Strategy Overview
Donchian Breakout is a classical trend-following system applied to a diversified universe of 24 U.S. large-caps spanning technology, financials, healthcare, consumer staples, energy, and industrials. The rule is deliberately simple: enter long when a ticker closes at a new 20-day high; exit when it closes at a new 20-day low. There is no volatility overlay or dynamic sizing — positions are funded from available cash at signal time.
The simplicity is a feature, not a limitation. Donchian-channel systems have a long empirical track record across asset classes precisely because they express a pure, testable belief: breakouts to new highs tend to continue.
Deployment & Recent Activity
The strategy went live on May 31, 2026 with a $10,000 initial allocation. Its opening action was a purchase of 5 shares of MSFT at $450.24, deploying roughly $2,251 and leaving $7,748.80 in cash.
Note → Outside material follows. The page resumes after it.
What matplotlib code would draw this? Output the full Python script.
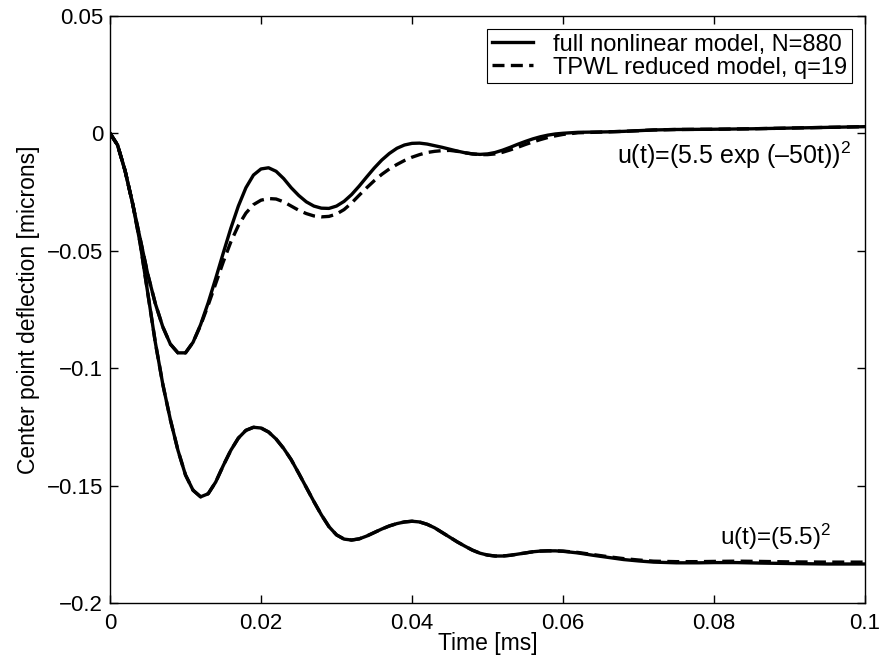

The June 1 scheduled run produced no new signals — the portfolio sat at $10,052.55, a 0.5% gain in its first 24 hours.
Low initial deployment is expected behavior: Donchian systems require confirmed closes at multi-week highs before entering, so idle cash between signals is structural, not a sign of hesitation.
Backtest Performance
Over the 451-day backtest window, the strategy returned 6.95% (3.83% annualized) on a $10,000 start, finishing at $10,695.11. Those headline numbers look modest, and the risk profile explains why:
| Metric | Value |
|---|---|
| CAGR | 3.83% |
| Sharpe Ratio | 0.34 |
| Max Drawdown | 21.73% |
| Win Rate | 38.46% |
| Trades | 108 |
| Turnover | 2,083% |
A 38% win rate is not unusual for trend-following — the system profits on a handful of large winners that more than offset many small losses. The concern is the 21.73% maximum drawdown against a 3.83% CAGR: that return-to-drawdown ratio is uncomfortable for a long-only equity strategy. The 2,083% annual turnover is also notable; at $1 flat per trade, fees were contained ($108 total), but the churn would meaningfully erode edge in a higher-cost brokerage environment.
Walk-Forward Validation: A Mixed Verdict
The strategy did not pass the validation gate. The four-fold walk-forward reveals significant performance dispersion:
| Fold | Period | Return | Sharpe | Max DD |
|---|---|---|---|---|
| 1 | Aug 2024 – Jan 2025 | +0.73% | 0.21 | 6.71% |
| 2 | Jan 2025 – Jul 2025 | −7.46% | −1.07 | 15.58% |
| 3 | Jul 2025 – Dec 2025 | +14.09% | 2.72 | 3.14% |
| 4 | Dec 2025 – May 2026 | +11.35% | 1.86 | 6.01% |
Three of four folds are positive, and the out-of-sample Fold 4 is genuinely strong at a 1.86 Sharpe with a contained 6% drawdown. Fold 3 is exceptional. But Fold 2 — spanning a volatile, range-bound stretch — saw a −7.46% loss and −1.07 Sharpe, a reminder that breakout strategies are punished hard by whipsaw markets that generate false signals.
The probabilistic Sharpe ratio (PSR: 0.674) and deflated Sharpe ratio (DSR: 0.198) — the latter penalizing for six trials — explain the failed gate. A DSR of 0.20 means that after adjusting for multiple testing across the trial set, confidence in a persistent edge remains low by the platform's threshold.
Outlook
Donchian Breakout's recent trajectory is encouraging, and its thesis is grounded in decades of trend-following literature. However, the backtest history is short (451 days), the drawdown-to-return profile is unfavorable, and a single adverse fold can reverse the aggregate return almost entirely.
This is best treated as an early-stage live trial. If Folds 3 and 4's momentum continues — and the strategy maintains sub-7% drawdowns in trending conditions — a re-validation with an additional six to twelve months of data could make a meaningfully stronger case.